EXERCISE GOAL: Give back, exactly as written, the lines from the beginning of the listing through the one that contains "(0,0) rectangle (2048,1536);".

--*--

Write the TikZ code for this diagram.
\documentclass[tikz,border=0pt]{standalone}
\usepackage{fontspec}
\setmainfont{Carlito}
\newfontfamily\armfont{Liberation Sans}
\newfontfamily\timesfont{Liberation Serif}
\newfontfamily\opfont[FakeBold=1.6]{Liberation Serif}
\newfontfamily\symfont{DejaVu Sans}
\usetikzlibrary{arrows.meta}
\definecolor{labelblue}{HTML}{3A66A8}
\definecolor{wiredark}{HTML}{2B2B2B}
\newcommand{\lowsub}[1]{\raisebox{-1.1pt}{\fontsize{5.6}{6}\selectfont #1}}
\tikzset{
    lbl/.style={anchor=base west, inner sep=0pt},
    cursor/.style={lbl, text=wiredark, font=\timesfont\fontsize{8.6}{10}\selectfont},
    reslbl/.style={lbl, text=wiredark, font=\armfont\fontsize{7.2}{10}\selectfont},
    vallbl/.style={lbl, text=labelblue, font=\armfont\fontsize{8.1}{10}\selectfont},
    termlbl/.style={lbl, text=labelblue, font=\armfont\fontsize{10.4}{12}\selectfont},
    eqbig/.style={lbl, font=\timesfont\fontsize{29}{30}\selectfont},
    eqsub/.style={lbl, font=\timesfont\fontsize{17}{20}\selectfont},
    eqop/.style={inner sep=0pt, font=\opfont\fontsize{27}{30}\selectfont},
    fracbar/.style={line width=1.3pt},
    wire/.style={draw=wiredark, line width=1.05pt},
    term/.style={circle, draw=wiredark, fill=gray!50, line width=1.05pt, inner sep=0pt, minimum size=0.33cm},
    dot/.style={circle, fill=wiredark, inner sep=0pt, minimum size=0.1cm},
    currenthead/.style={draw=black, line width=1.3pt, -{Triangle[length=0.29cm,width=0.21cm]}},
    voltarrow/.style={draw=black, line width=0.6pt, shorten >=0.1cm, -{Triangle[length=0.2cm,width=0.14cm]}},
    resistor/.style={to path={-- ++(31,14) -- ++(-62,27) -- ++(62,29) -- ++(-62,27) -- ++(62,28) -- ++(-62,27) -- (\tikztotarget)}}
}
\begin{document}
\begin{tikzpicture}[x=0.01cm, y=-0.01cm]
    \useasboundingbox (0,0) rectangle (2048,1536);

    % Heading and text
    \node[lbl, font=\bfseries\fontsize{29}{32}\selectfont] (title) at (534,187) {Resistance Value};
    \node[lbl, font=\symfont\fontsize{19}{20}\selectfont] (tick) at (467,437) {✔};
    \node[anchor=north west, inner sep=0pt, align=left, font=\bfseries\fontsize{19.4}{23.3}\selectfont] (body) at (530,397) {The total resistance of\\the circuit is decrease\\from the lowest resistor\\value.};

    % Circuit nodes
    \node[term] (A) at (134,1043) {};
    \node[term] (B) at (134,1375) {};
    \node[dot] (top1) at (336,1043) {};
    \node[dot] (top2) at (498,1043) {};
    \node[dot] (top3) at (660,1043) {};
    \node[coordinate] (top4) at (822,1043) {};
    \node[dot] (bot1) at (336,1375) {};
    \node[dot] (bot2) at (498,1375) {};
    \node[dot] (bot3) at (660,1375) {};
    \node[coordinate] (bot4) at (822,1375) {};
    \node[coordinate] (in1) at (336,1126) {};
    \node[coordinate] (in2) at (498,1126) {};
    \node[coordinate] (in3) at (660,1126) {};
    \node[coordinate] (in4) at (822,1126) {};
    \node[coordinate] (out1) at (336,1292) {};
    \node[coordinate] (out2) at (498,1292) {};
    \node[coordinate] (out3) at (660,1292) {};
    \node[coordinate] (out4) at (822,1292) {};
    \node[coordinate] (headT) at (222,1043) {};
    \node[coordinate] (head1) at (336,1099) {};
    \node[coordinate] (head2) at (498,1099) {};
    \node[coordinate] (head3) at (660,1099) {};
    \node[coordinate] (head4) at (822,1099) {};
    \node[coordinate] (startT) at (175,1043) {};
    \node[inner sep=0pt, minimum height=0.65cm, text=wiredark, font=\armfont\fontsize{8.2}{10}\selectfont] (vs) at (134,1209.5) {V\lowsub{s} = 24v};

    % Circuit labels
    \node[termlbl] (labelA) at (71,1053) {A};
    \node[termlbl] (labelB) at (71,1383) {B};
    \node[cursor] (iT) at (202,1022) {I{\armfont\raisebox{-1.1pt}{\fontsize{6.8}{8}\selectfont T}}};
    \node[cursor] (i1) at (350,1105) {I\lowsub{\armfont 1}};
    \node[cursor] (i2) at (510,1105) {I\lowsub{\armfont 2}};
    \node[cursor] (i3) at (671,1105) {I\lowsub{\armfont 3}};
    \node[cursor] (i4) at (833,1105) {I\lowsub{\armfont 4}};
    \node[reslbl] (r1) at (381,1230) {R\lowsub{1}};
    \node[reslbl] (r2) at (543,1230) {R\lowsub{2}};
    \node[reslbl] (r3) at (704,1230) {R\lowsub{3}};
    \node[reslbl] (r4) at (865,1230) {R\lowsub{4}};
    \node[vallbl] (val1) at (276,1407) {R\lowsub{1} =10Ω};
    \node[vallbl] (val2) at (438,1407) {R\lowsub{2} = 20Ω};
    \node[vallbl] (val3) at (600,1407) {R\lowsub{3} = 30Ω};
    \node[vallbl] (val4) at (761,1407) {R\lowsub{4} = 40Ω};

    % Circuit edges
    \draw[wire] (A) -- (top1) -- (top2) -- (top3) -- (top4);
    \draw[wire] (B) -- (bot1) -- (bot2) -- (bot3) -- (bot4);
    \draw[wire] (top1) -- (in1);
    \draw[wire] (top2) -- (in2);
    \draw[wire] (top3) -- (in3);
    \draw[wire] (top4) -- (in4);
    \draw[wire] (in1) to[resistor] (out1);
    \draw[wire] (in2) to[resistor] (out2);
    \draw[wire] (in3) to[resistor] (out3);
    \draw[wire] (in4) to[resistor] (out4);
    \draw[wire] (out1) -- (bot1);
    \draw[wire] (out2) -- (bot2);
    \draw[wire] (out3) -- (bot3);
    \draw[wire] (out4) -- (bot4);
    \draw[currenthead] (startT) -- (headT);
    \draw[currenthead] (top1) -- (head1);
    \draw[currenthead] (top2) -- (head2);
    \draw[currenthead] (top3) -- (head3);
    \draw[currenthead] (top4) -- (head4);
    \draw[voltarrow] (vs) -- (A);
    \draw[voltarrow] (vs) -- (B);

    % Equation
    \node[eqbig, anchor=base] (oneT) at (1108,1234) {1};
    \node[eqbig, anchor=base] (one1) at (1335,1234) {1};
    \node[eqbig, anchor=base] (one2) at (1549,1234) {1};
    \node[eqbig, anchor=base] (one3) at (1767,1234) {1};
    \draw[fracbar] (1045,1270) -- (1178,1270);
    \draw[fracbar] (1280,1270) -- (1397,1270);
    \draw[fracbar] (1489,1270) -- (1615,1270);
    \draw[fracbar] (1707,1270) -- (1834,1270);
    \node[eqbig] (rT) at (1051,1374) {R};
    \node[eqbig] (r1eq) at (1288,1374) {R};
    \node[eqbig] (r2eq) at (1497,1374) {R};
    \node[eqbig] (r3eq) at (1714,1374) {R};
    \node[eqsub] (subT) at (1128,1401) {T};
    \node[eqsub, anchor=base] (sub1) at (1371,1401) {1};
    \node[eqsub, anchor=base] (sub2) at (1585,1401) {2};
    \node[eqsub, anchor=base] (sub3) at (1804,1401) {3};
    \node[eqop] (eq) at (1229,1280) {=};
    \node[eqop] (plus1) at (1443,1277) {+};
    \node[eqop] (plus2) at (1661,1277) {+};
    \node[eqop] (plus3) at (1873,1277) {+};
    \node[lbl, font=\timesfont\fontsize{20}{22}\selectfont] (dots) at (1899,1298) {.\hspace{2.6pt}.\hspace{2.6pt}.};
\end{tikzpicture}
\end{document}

--*--

TASK RESPONSE:
Write the TikZ code for this diagram.
\documentclass[tikz,border=0pt]{standalone}
\usepackage{fontspec}
\setmainfont{Carlito}
\newfontfamily\armfont{Liberation Sans}
\newfontfamily\timesfont{Liberation Serif}
\newfontfamily\opfont[FakeBold=1.6]{Liberation Serif}
\newfontfamily\symfont{DejaVu Sans}
\usetikzlibrary{arrows.meta}
\definecolor{labelblue}{HTML}{3A66A8}
\definecolor{wiredark}{HTML}{2B2B2B}
\newcommand{\lowsub}[1]{\raisebox{-1.1pt}{\fontsize{5.6}{6}\selectfont #1}}
\tikzset{
    lbl/.style={anchor=base west, inner sep=0pt},
    cursor/.style={lbl, text=wiredark, font=\timesfont\fontsize{8.6}{10}\selectfont},
    reslbl/.style={lbl, text=wiredark, font=\armfont\fontsize{7.2}{10}\selectfont},
    vallbl/.style={lbl, text=labelblue, font=\armfont\fontsize{8.1}{10}\selectfont},
    termlbl/.style={lbl, text=labelblue, font=\armfont\fontsize{10.4}{12}\selectfont},
    eqbig/.style={lbl, font=\timesfont\fontsize{29}{30}\selectfont},
    eqsub/.style={lbl, font=\timesfont\fontsize{17}{20}\selectfont},
    eqop/.style={inner sep=0pt, font=\opfont\fontsize{27}{30}\selectfont},
    fracbar/.style={line width=1.3pt},
    wire/.style={draw=wiredark, line width=1.05pt},
    term/.style={circle, draw=wiredark, fill=gray!50, line width=1.05pt, inner sep=0pt, minimum size=0.33cm},
    dot/.style={circle, fill=wiredark, inner sep=0pt, minimum size=0.1cm},
    currenthead/.style={draw=black, line width=1.3pt, -{Triangle[length=0.29cm,width=0.21cm]}},
    voltarrow/.style={draw=black, line width=0.6pt, shorten >=0.1cm, -{Triangle[length=0.2cm,width=0.14cm]}},
    resistor/.style={to path={-- ++(31,14) -- ++(-62,27) -- ++(62,29) -- ++(-62,27) -- ++(62,28) -- ++(-62,27) -- (\tikztotarget)}}
}
\begin{document}
\begin{tikzpicture}[x=0.01cm, y=-0.01cm]
    \useasboundingbox (0,0) rectangle (2048,1536);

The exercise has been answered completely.